Touching on seasonal malaria chemo prevention which  involves intermittent  prophylactic distributions of anti-malaria  medicines,  Dr Bart- Plange said this will be implemented in the northern belt (North, Upper West and Upper East) in the country.

“This is the Sahel region with very high endemicity. In Ghana now, apart from the Upper West region, malaria is now hypo-meso  endemic meaning that malaria parasite prevalence has reduced from  the  high  51-75%  range to  an average of 27.5%.”

Dr Bart-Plange  said  all  interventions constitute an Integrated Malaria Vector Control Programme.

“Of all these interventions, the indoor residual spraying component  has the biggest potential  impact  for  reducing the incidence of malaria in a community. Indoor residual spraying of mosquitoes  in  practice  needs  adequately  trained spraying  personnel, efficient  supervision and strong financial support.”

She spoke highly of the fact that since 2006 to date, Ghana has witnessed IRS by AngloGold Ashanti in the  Obuasi environs and now scaling up to some 49 districts mostly in the northern regions.

“The US-sponsored presidential malaria initiative (PMI) IRS project started in 5 districts in 2008 and has scaled up to 9 by 2011. Over the last 5 years, the IRS program in Northern Ghana has used a single spray round per year starting just before the rains.”

“In the  2012 spray season, a total  of 355,278 structures were sprayed out of 383,142  eligible  structures  found  by spray operators,  resulting in  92.7% spray coverage.   A  population  of 941,240 people was protected.”

“Of this number 22,704 were pregnant women whilst 187,653  were children under 5 years. The PMI IRS districts have been scaled down from 9 to 4 due to the high  cost  of  the  organophosphate insecticide  (Actellic  CS) being  used now.”

The  Ghanaian  NMCP manager  said hanging the nets encouraged recipients to  use them.  She  commended  the partnership among stakeholders, noting that political support at the region and district level is crucial for the success of such a national campaign.

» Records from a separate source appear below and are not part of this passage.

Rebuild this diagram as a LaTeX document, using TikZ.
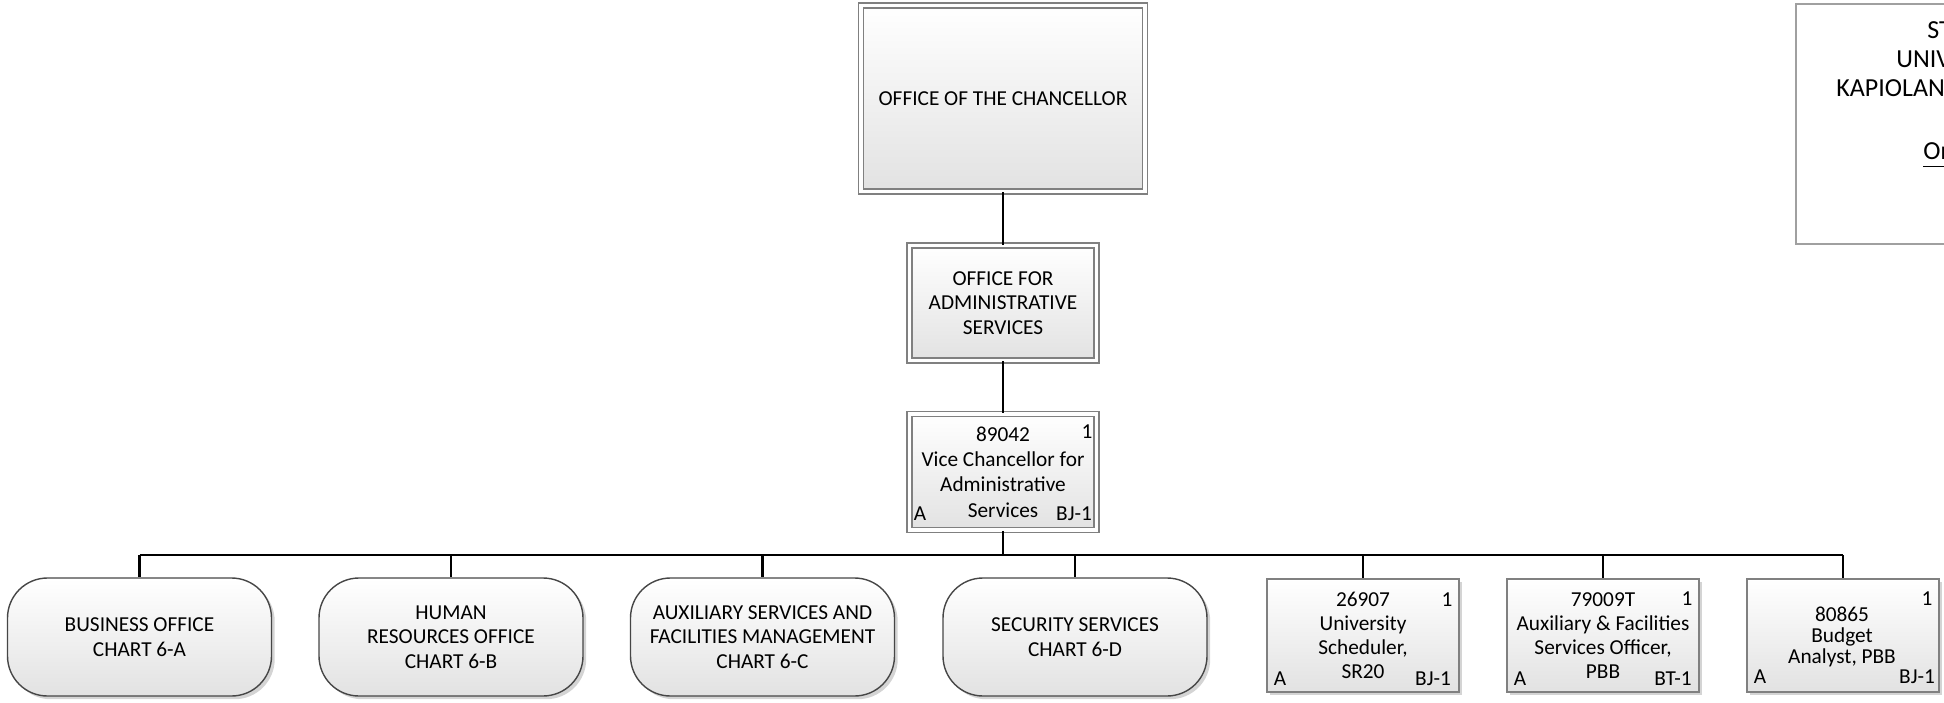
\documentclass[tikz,border=0pt]{standalone}
\usepackage{fontspec}
\setmainfont{Carlito}
\usetikzlibrary{shadows}
\definecolor{bordergray}{RGB}{128,128,128}
\definecolor{rborder}{RGB}{70,70,70}
\definecolor{fillbot}{RGB}{226,226,226}
\definecolor{shadowgray}{RGB}{212,212,212}
\definecolor{titlegray}{RGB}{160,160,160}
\begin{document}
\begin{tikzpicture}[x=0.5pt,y=-0.5pt,
  every node/.style={font=\fontsize{10.65}{12.3}\selectfont, inner sep=0pt, align=center},
  wire/.style={line width=1.3pt, black},
  shadowed/.style={general shadow={shadow xshift=1.6pt, shadow yshift=-1.6pt, fill=shadowgray}},
  gbox/.style={draw=bordergray, line width=0.8pt, top color=white, bottom color=fillbot, shadowed},
  dbox/.style={gbox, double=white, double distance=1.7pt},
  posbox/.style={gbox, minimum width=96pt, minimum height=56.5pt},
  rbox/.style={draw=rborder, line width=0.7pt, rounded corners=20pt, top color=white, bottom color=fillbot, shadowed, minimum width=132pt, minimum height=59pt},
  corner/.style={anchor=center},
  titlebox/.style={draw=titlegray, line width=0.9pt, fill=white, minimum width=160pt, minimum height=120pt, anchor=north west},
  titletext/.style={anchor=base west, font=\fontsize{13}{15}\selectfont}
]
\useasboundingbox (0,0) rectangle (1944,702);
\clip (0,0) rectangle (1944,702);

% title block (cut off at right edge, as in the reference)
\node[titlebox] (title) at (1795,3) {};
\node[titletext] (t1) at (1927,38) {STATE OF HAWAII};
\node[titletext] (t2) at (1896,67) {UNIVERSITY OF HAWAII};
\node[titletext] (t3) at (1836,96) {KAPIOLANI COMMUNITY COLLEGE};
\node[titletext] (t4) at (1923,159) {\underline{Organization Chart}};

% upper chain
\node[dbox, minimum width=142pt, minimum height=93pt] (chanc) at (1003,98.5) {OFFICE OF THE CHANCELLOR};
\node[dbox, minimum width=93.5pt, minimum height=57.5pt] (oas) at (1003,303) {OFFICE FOR\\ADMINISTRATIVE\\SERVICES};
\node[dbox, minimum width=93.5pt, minimum height=58pt, font=\fontsize{10.65}{12.6}\selectfont] (vc) at (1003,472) {89042\\Vice Chancellor for\\Administrative\\Services};
\node[corner] (vc1) at (1087,432) {1};
\node[corner] (vcA) at (920,514) {A};
\node[corner] (vcB) at (1074,514) {BJ-1};

% lower row: rounded units
\node[rbox] (biz) at (139.5,637) {BUSINESS OFFICE\\CHART 6-A};
\node[rbox] (hr) at (451,637) {HUMAN\\RESOURCES OFFICE\\CHART 6-B};
\node[rbox] (aux) at (762.5,637) {AUXILIARY SERVICES AND\\FACILITIES MANAGEMENT\\CHART 6-C};
\node[rbox] (sec) at (1075,637) {SECURITY SERVICES\\CHART 6-D};

% lower row: positions
\node[posbox, font=\fontsize{10.65}{11.9}\selectfont] (sched) at (1363,635.5) {26907\\University\\Scheduler,\\SR20};
\node[corner] (sc1) at (1447,600) {1};
\node[corner] (scA) at (1280,679) {A};
\node[corner] (scB) at (1433,679) {BJ-1};

\node[posbox, font=\fontsize{10.65}{11.9}\selectfont] (afso) at (1603,635.5) {79009T\\Auxiliary \& Facilities\\Services Officer,\\PBB};
\node[corner] (af1) at (1687,599) {1};
\node[corner] (afA) at (1520,679) {A};
\node[corner] (afB) at (1673,679) {BT-1};

\node[posbox] (budget) at (1843,635.5) {};
\node[font=\fontsize{10.65}{10.6}\selectfont] (budtext) at (1842,637) {80865\\Budget\\Analyst, PBB};
\node[corner] (bu1) at (1927,599) {1};
\node[corner] (buA) at (1760,677) {A};
\node[corner] (buB) at (1917,677) {BJ-1};

% connectors
\coordinate (busM) at (1003,555);
\draw[wire] (chanc.south) -- (oas.north);
\draw[wire] (oas.south) -- (vc.north);
\draw[wire] (vc.south) -- (busM);
\draw[wire] (biz.north |- busM) -- (budget.north |- busM);
\foreach \n in {biz,hr,aux,sec,sched,afso,budget}{
  \draw[wire] (\n.north |- busM) -- (\n.north);
}
\end{tikzpicture}
\end{document}
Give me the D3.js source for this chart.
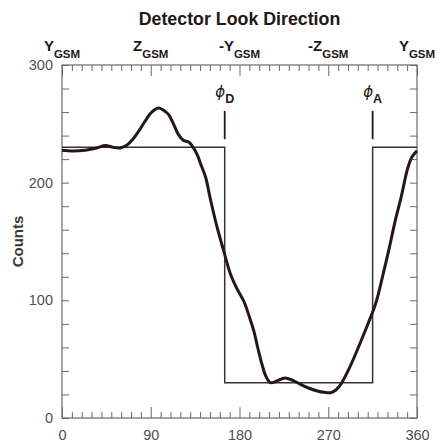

“LLIN  hang-up  campaigns  are  very demanding activities which  call for intensive social mobilization to inform and  educate  communities  and  the general population about the campaign. Social  mobilization  activities  should commence several months before the actual distribution.”

“Public  education  should  continue during all the preparatory activities, the actual distribution phase and thereafter for beneficiaries to continue keeping up and using their nets.”

“Recipients appreciated the distribution exercise, showing that not all free things are unappreciated.”

“Insufficient volunteer incentives  and supervision presented a problem as was the situation where unpaid volunteers resorted  to  charging  beneficiaries for nets or failed to hang-up the LLINs in the peoples' sleeping places.”

Dr Bart-Plange weighed the  reality  of Ghana being able to end malaria deaths at the targeted date.

“With less than two years between now and  2015,  we cannot  say  we  shall prevent malaria deaths totally. What is certain is the fact that  malaria deaths have reduced drastically and by 2015, we shall be recording fewer deaths. For instance in the year 2002, out of every 100 children admitted  for malaria,  4 died. In 2012, this has improved to only one  child  dying  out  of  every  100 admitted.”

“In  the  year 2000, close to  20,000 deaths from malaria were being recorded. In 2012, this has reduced to 2,815. Only 16 pregnant women were reported  to  have died from  malaria nationwide. Even though our aim is to get zero deaths from malaria, we are not there yet. In the year 2010, The WHO estimated  16,000 deaths due to malaria,  have been averted  in Ghana due to the interventions put in place.”

These developments give Ghana's top malaria  advocate  reasons to  believe that the country is up and doing on a mission to bring malaria under control.